Portugal não é excepção, Portugal tem cultura, mas nem sempre a tratou bem e, pela amostra dos tempos, nem sempre a tratará. Camões, Saramago, Gulbenkian, Jerónimos, Lusíadas, CCB, Expo 98 são apenas alguns exemplos de momentos, pessoas e pedras edificadas na cultura no nosso país, mas o que teremos para mostrar daqui para a frente? O timing deste texto não é inocente e vem a propósito da deglutição rápida da cultura num bolo ministerial em conjunto com a juventude e o desporto. Talvez funcionem bem em conjunto como cartão de apresentação na festa da empresa ou numa aplicação para encontros — “sou jovem, culto e desportista” — podia ser o verdadeiro epitáfio da mente sã em corpo são, mas num ministério tenho dúvidas.

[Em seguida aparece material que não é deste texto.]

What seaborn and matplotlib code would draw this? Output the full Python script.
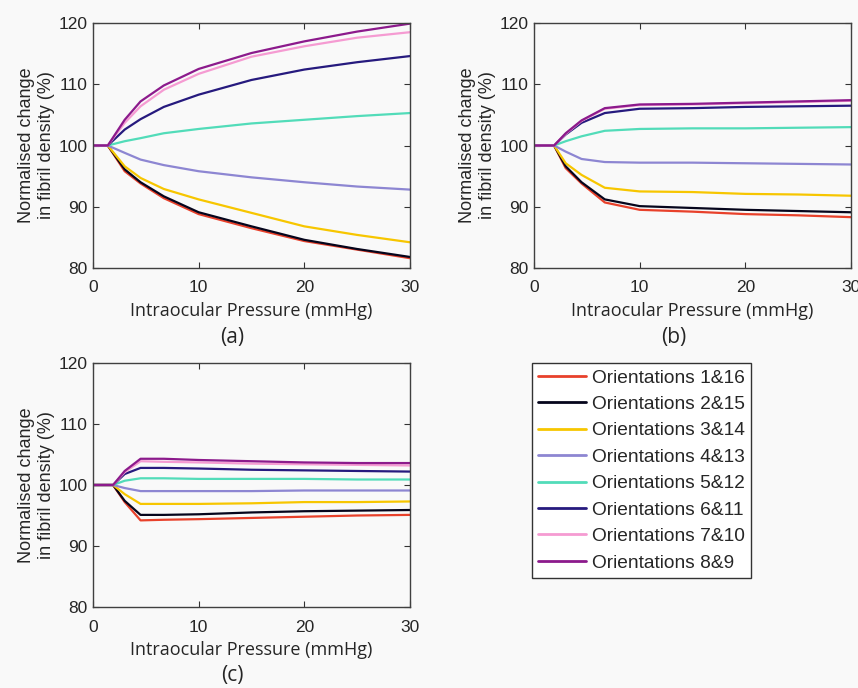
import numpy as np
import pandas as pd
import matplotlib
matplotlib.use("Agg")
import matplotlib.pyplot as plt
import seaborn as sns

# Orientation pairs and their line colours
orientations = ["Orientations 1&16", "Orientations 2&15", "Orientations 3&14",
                "Orientations 4&13", "Orientations 5&12", "Orientations 6&11",
                "Orientations 7&10", "Orientations 8&9"]
colors = ["#e8412b", "#05051c", "#f7c600", "#8d86d2", "#52dcb9",
          "#261a7e", "#f59bd2", "#8c1a8c"]

# Intraocular pressure sample points (mmHg)
pressure_a = [0, 1.4, 3, 4.5, 6.7, 10, 15, 20, 25, 30]
pressure_b = [0, 1.9, 3, 4.5, 6.7, 10, 15, 20, 25, 30]
pressure_c = [0, 1.9, 3, 4.5, 6.7, 10, 15, 20, 25, 30]

# (a) normalised change in fibril density (%)
a_1_16 = [100, 100, 95.8, 93.8, 91.4, 88.8, 86.5, 84.4, 83.0, 81.6]
a_2_15 = [100, 100, 96.1, 94.0, 91.7, 89.1, 86.8, 84.6, 83.1, 81.8]
a_3_14 = [100, 100, 96.6, 94.7, 92.9, 91.2, 89.0, 86.8, 85.4, 84.2]
a_4_13 = [100, 100, 98.8, 97.7, 96.8, 95.8, 94.8, 94.0, 93.3, 92.8]
a_5_12 = [100, 100, 100.7, 101.2, 102.0, 102.7, 103.6, 104.2, 104.8, 105.3]
a_6_11 = [100, 100, 102.6, 104.3, 106.3, 108.3, 110.7, 112.4, 113.6, 114.6]
a_7_10 = [100, 100, 103.7, 106.4, 109.1, 111.7, 114.5, 116.2, 117.6, 118.5]
a_8_9 = [100, 100, 104.2, 107.2, 109.8, 112.5, 115.1, 117.0, 118.6, 119.9]

# (b)
b_1_16 = [100, 100, 96.3, 93.8, 90.7, 89.5, 89.2, 88.8, 88.6, 88.3]
b_2_15 = [100, 100, 96.6, 94.0, 91.2, 90.1, 89.8, 89.5, 89.3, 89.1]
b_3_14 = [100, 100, 97.1, 95.2, 93.1, 92.5, 92.4, 92.1, 92.0, 91.8]
b_4_13 = [100, 100, 99.0, 97.8, 97.3, 97.2, 97.2, 97.1, 97.0, 96.9]
b_5_12 = [100, 100, 100.7, 101.5, 102.4, 102.7, 102.8, 102.8, 102.9, 103.0]
b_6_11 = [100, 100, 101.8, 103.7, 105.3, 106.0, 106.1, 106.3, 106.4, 106.5]
b_7_10 = [100, 100, 101.9, 104.0, 106.0, 106.6, 106.7, 106.9, 107.1, 107.3]
b_8_9 = [100, 100, 102.0, 104.1, 106.1, 106.7, 106.8, 107.0, 107.2, 107.4]

# (c)
c_1_16 = [100, 100, 97.2, 94.2, 94.3, 94.4, 94.6, 94.8, 95.0, 95.1]
c_2_15 = [100, 100, 97.4, 95.1, 95.1, 95.2, 95.5, 95.7, 95.8, 95.9]
c_3_14 = [100, 100, 98.5, 96.9, 96.9, 96.9, 97.0, 97.2, 97.2, 97.3]
c_4_13 = [100, 100, 99.5, 99.0, 99.0, 99.0, 99.0, 99.1, 99.1, 99.1]
c_5_12 = [100, 100, 100.7, 101.1, 101.1, 101.0, 101.0, 101.0, 100.9, 100.9]
c_6_11 = [100, 100, 101.8, 102.8, 102.8, 102.7, 102.5, 102.4, 102.3, 102.2]
c_7_10 = [100, 100, 102.1, 103.9, 103.8, 103.7, 103.5, 103.4, 103.3, 103.2]
c_8_9 = [100, 100, 102.3, 104.3, 104.3, 104.1, 103.9, 103.7, 103.6, 103.6]

panels = [
    ("(a)", pressure_a, [a_1_16, a_2_15, a_3_14, a_4_13, a_5_12, a_6_11, a_7_10, a_8_9]),
    ("(b)", pressure_b, [b_1_16, b_2_15, b_3_14, b_4_13, b_5_12, b_6_11, b_7_10, b_8_9]),
    ("(c)", pressure_c, [c_1_16, c_2_15, c_3_14, c_4_13, c_5_12, c_6_11, c_7_10, c_8_9]),
]

x_ticks = [0, 10, 20, 30]
y_ticks = [80, 90, 100, 110, 120]

sns.set_theme(style="ticks")
plt.rcParams["font.family"] = ["Liberation Sans", "DejaVu Sans"]
bg = "#f9f9f9"
ink = "#262626"

W, H = 858, 688
fig = plt.figure(figsize=(W / 100, H / 100), dpi=100, facecolor=bg)
axes_boxes = [
    (93 / W, 1 - 268 / H, 317 / W, 245 / H),
    (534 / W, 1 - 268 / H, 317 / W, 245 / H),
    (93 / W, 1 - 607 / H, 317 / W, 244 / H),
]
palette = dict(zip(orientations, colors))

for (label, pressure, series), box in zip(panels, axes_boxes):
    ax = fig.add_axes(box)
    ax.set_facecolor(bg)
    rows = []
    for name, vals in zip(orientations, series):
        for p, v in zip(pressure, vals):
            rows.append({"pressure": p, "density": v, "orientation": name})
    df = pd.DataFrame(rows)
    sns.lineplot(data=df, x="pressure", y="density", hue="orientation",
                 hue_order=orientations, palette=palette, linewidth=1.6,
                 ax=ax, legend=False, sort=False)
    ax.set_xlim(0, 30)
    ax.set_ylim(80, 120)
    ax.set_xticks(x_ticks)
    ax.set_yticks(y_ticks)
    ax.tick_params(direction="in", length=4, width=0.8, top=True, right=True,
                   labelsize=12.5, colors="#333333", labelcolor=ink)
    ax.tick_params(axis="x", pad=9)
    ax.tick_params(axis="y", pad=4)
    for sp in ax.spines.values():
        sp.set_visible(True)
        sp.set_color("#404040")
        sp.set_linewidth(1.0)
    ax.set_xlabel("Intraocular Pressure (mmHg)", fontsize=13, color=ink,
                  labelpad=5, family=["Open Sans", "DejaVu Sans"])
    ax.set_ylabel("Normalised change\nin fibril density (%)", fontsize=13,
                  color=ink, linespacing=1.2)
    ax.yaxis.set_label_coords(-0.121, 0.5)
    ax_w = box[2] * W
    ax_h = box[3] * H
    ax.text(0.5 - 19 / ax_w, -69 / ax_h, label, transform=ax.transAxes,
            ha="center", va="center", fontsize=15, color=ink,
            family=["Open Sans", "DejaVu Sans"])

handles = [plt.Line2D([0], [0], color=c, lw=2) for c in colors]
leg = fig.legend(handles, orientations, loc="upper left",
                 bbox_to_anchor=(532 / W, 1 - 363 / H), borderaxespad=0,
                 frameon=True, fancybox=False, edgecolor="#333333",
                 facecolor="white", framealpha=1, handlelength=2.5,
                 handletextpad=0.3, labelspacing=0.47, borderpad=0.32,
                 prop={"family": "Liberation Sans", "size": 13.8})
leg.get_frame().set_linewidth(1.0)

fig.savefig("out.png", dpi=100, facecolor=bg)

Num país pobre e cheio de problemas para resolver, a absorção do Ministério da Cultura não é uma questão de prioridades, mas sim uma questão velha e bolorenta num país que, sejamos sinceros, tem tendência a demonstrar uma certa animosidade para com a cultura e com o que ela representa. Basta relembrar as polémicas com José Saramago aquando da publicação do Evangelho Segundo Jesus Cristo, que, segundo Sousa Lara, então subsecretário de Estado da Cultura, “não representa Portugal nem os portugueses”. Goste-se ou não de Saramago ou do livro, a cultura é casa onde se pode entrar sem religião nem partidos políticos. É, muitas vezes, através da cultura que ficam registados para a posteridade os “podres” de uma sociedade. Não fossem Eça e outros conterrâneos e não nos poderíamos deliciar hoje com as “corridas de cavalos”. O problema é que a sociedade, particularmente os seus governantes, têm sempre a tentação de chamar a si o papel de bússola moral, de conselheiros do Bem e do Mal, e preferem que os “podres” fiquem enterrados e que não sejam levantados por olhares independentes. A cultura pode ser sagaz, mordaz, e tantas vezes já o foi, e continuará a ser, mesmo com a falta de importância e com o abandono a que a querem condenar.

Um país sem cultura é um país sem nada para mostrar nos próximos 20, 50, 100 anos. Os tempos andam assim, mas talvez um dia ainda nos fartemos dos vazios que a modernização não preenche, dos desgostos que a inteligência artificial não resolve, do dinheiro que, por mais que seja, não compra o progresso. Hoje, somos dependentes de muita coisa, das tecnologias, das redes, do dinheiro, das burocracias. Mas a cultura alimenta um tipo de dependência que nunca deveria cair em desuso. É que quanto mais acarinhamos a cultura, mais nos custa não pensar pela nossa própria cabeça, mais nos custa deixar que os outros pensem por nós. A cultura torna-nos dependentes do nosso pensamento.